This is the 21st volume in Osprey’s “Air Vanguard” series. A quick look at Osprey’s website shows this is scheduled for an August, 2015 publication date.
The “Air Vanguard” series seems geared to providing an overall view of the subject aircraft’s development, technical specifications, and operational history. All other titles in this series have been available in various “eReader” formats (at a slightly lower price than the print version), so I imagine upon release that this will be the case for this volume. A glance at the publishing information in the book shows different ISBN numbers for the PDF/EPub editions, seeming to confirm this fact.
The book is broken down into 4 basic sections: Design and Development, Technical Specifications, Mark by Mark, and Operational History. A brief ‘Conclusion’ section wraps things up, and a decent bibliography for further reading is included.
Design and Development covers precisely that – the developmental history of the Lancaster design. This section actually starts, and spends some time on, the development and history of the Avro Manchester. The Lancaster was derived from this aircraft, and it was both refreshing and interesting to see the Manchester covered in such depth. 12 of the 18 pages in this section discuss the Manchester’s development and deployment. After segueing to the Lancaster, there are 3 pages describing the technical details of the subject bomber.
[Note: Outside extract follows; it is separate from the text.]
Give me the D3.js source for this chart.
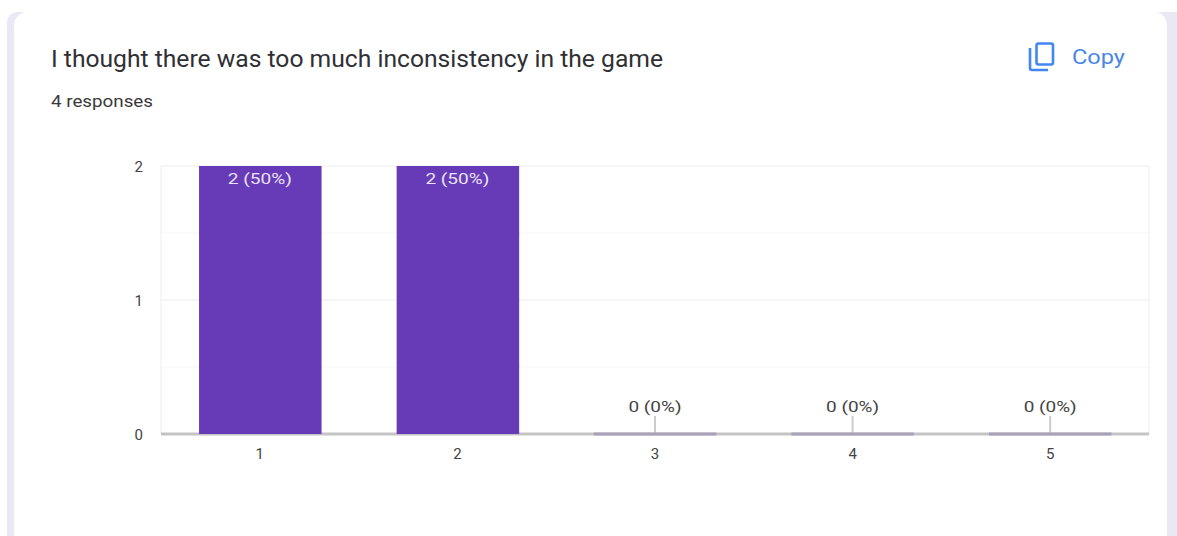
<!DOCTYPE html>
<html><head><meta charset="utf-8">
<script src="https://cdn.jsdelivr.net/npm/d3@7/dist/d3.min.js"></script>
<style>html,body{margin:0;background:#fff;overflow:hidden}svg{display:block}text{font-family:Roboto,sans-serif}</style>
</head><body><svg id="c" width="1177" height="536"></svg>
<script>
const categories = ["1","2","3","4","5"];
const counts = [2,2,0,0,0];
const valueLabels = ["2 (50%)","2 (50%)","0 (0%)","0 (0%)","0 (0%)"];
const yTicks = [0,1,2];
const yMinorTicks = [0.5,1.5];
const title = "I thought there was too much inconsistency in the game";
const subtitle = "4 responses";
const copyLabel = "Copy";

const svg = d3.select("#c");
// page background and card
svg.append("path").attr("d","M7 536V22a10 10 0 0 1 10-10H1177V536Z").attr("fill","#ebe8f5");
svg.append("path").attr("d","M14 536V26a14 14 0 0 1 12-14H1155a12 14 0 0 1 12 14V536Z").attr("fill","#fff");

svg.append("text").attr("x",51).attr("y",67).attr("font-size",23).attr("fill","#303034").attr("textLength",612).attr("lengthAdjust","spacingAndGlyphs").text(title);
svg.append("text").attr("x",51).attr("y",107).attr("font-size",16).attr("fill","#3a3a3a").attr("textLength",102).attr("lengthAdjust","spacingAndGlyphs").text(subtitle);

// copy icon
const ic = svg.append("g").attr("fill","none").attr("stroke","#4285f4").attr("stroke-width",2.6);
ic.append("rect").attr("x",1036.5).attr("y",43.5).attr("width",16.5).attr("height",21).attr("rx",2);
ic.append("path").attr("d","M1030 48V68a2 2 0 0 0 2 2H1048");
svg.append("text").attr("x",1072).attr("y",64).attr("font-size",21).attr("font-family","Lato,sans-serif").attr("fill","#4a86e8").attr("textLength",53).attr("lengthAdjust","spacingAndGlyphs").text(copyLabel);

const m = {l:161,r:1149,t:166,b:434};
const x = d3.scaleBand().domain(categories).range([m.l,m.r]).paddingInner(0.38).paddingOuter(0.19);
const y = d3.scaleLinear().domain([0,2]).range([m.b,m.t]);

const grid = svg.append("g").attr("stroke","#f3f3f3").attr("stroke-width",1.5);
yTicks.concat(yMinorTicks).forEach(v=>{ if(v!==0) grid.append("line").attr("x1",m.l).attr("x2",m.r).attr("y1",y(v)).attr("y2",y(v)).attr("stroke",yMinorTicks.includes(v)?"#f8f8f8":"#f3f3f3"); });
grid.append("line").attr("x1",m.l).attr("x2",m.l).attr("y1",m.t).attr("y2",m.b);
grid.append("line").attr("x1",m.r).attr("x2",m.r).attr("y1",m.t).attr("y2",m.b);

const yAxis = d3.axisLeft(y).tickValues(yTicks).tickFormat(d3.format("d")).tickSize(0).tickPadding(18);
const ya = svg.append("g").attr("transform",`translate(${m.l},0)`).call(yAxis);
ya.select(".domain").remove();
ya.selectAll("text").attr("font-size",15).attr("fill","#444").attr("dy","0.36em");

// leader lines for zero values
svg.selectAll("line.lead").data(categories.filter((c,i)=>counts[i]===0)).join("line").attr("class","lead")
  .attr("x1",c=>x(c)+x.bandwidth()/2).attr("x2",c=>x(c)+x.bandwidth()/2)
  .attr("y1",m.b-18).attr("y2",m.b).attr("stroke","#ccc").attr("stroke-width",2);

svg.append("line").attr("x1",m.l).attr("x2",m.r).attr("y1",m.b).attr("y2",m.b).attr("stroke","#c4c4c4").attr("stroke-width",3);

const ix = categories.map((c,i)=>i);
svg.selectAll("rect.bar").data(ix).join("rect").attr("class","bar")
  .attr("x",i=>x(categories[i])+0.5).attr("width",x.bandwidth())
  .attr("y",i=>y(counts[i])).attr("height",i=>Math.max(y(0)-y(counts[i]),0)).attr("fill","#673ab7");
svg.selectAll("rect.zero").data(ix.filter(i=>counts[i]===0)).join("rect").attr("class","zero")
  .attr("x",i=>x(categories[i])).attr("width",x.bandwidth()).attr("y",m.b-1.5).attr("height",3).attr("fill","#a8a2b8");

svg.selectAll("text.val").data(ix).join("text").attr("class","val")
  .attr("x",i=>x(categories[i])+x.bandwidth()/2)
  .attr("y",i=>counts[i]>0?y(counts[i])+18:m.b-22)
  .attr("text-anchor","middle").attr("font-size",15.5)
  .attr("textLength",i=>counts[i]>0?64:53).attr("lengthAdjust","spacingAndGlyphs")
  .attr("fill",i=>counts[i]>0?"#e9e3f6":"#444").text(i=>valueLabels[i]);

const xAxis = d3.axisBottom(x).tickSize(0).tickPadding(14);
const xa = svg.append("g").attr("transform",`translate(0,${m.b})`).call(xAxis);
xa.select(".domain").remove();
xa.selectAll("text").attr("font-size",15).attr("fill","#444");
</script></body></html>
Mark by Mark is a 12-page section describing not only each specific Mark of the Lancaster, but also various modifications (such as the “Provisioning”, ie Dambusters, Lancasters). There are tables showing the main specs of each of the Marks, ie armament, power-plant, performance, etc. These tables also show the range of serial numbers assigned to each Mark. This is extremely helpful, as the author points out that quite often the only way to identify whether a Lancaster is a Mark I or III (the highest production runs) is by serial. Also included in this section is a page of color scrap-views detailing various aspects of the airframe. This section is wrapped up with 2 pages describing the specialist equipment fitted into Lancasters – various radar, navigational aids, and other electronic warfare fittings. As the majority of bombing operations took place at night, it is indeed important that this topic is covered.
The Operational History section has 16 pages covering, chronologically, the deployment and combat history of the Lancaster WW2. Coverage of the “Dambusters” operation, as well as “Tallboy” bomb missions is present. The author is good to point out that there are many, many other more detailed accounts of combat operations available (and some are listed in the bibliography), but this is a decent overview. Included in this section are a few dramatic artist renderings of combat missions (in addition to photos).
Regarding illustrations, in addition to black and white photos throughout the text, there are 2 pages of nice color profiles, covering a total of 8 different aircraft (with accompanying descriptions). Another page has the color scrap-views mentioned earlier. There is also one color 3-view of a Mark II Lancaster (fitted with radial engines), 2 color ‘action’ drawings, and one very nice color cutaway view on the fold-out rear cover.
I think this book provides a solid reference. It is a good one-stop guide to the Lancaster. Of particular use to the modeler (well, at least to me) are the serial number tables and the armament scrap views. If you are modeler looking for loads of detail photos and interesting color schemes, you may be a bit disappointed. But, there is certainly enough information in here to make this a worthwhile addition to your reference library.
Thanks to Osprey publishing for the review copy, and to IPMS for allowing me to review it!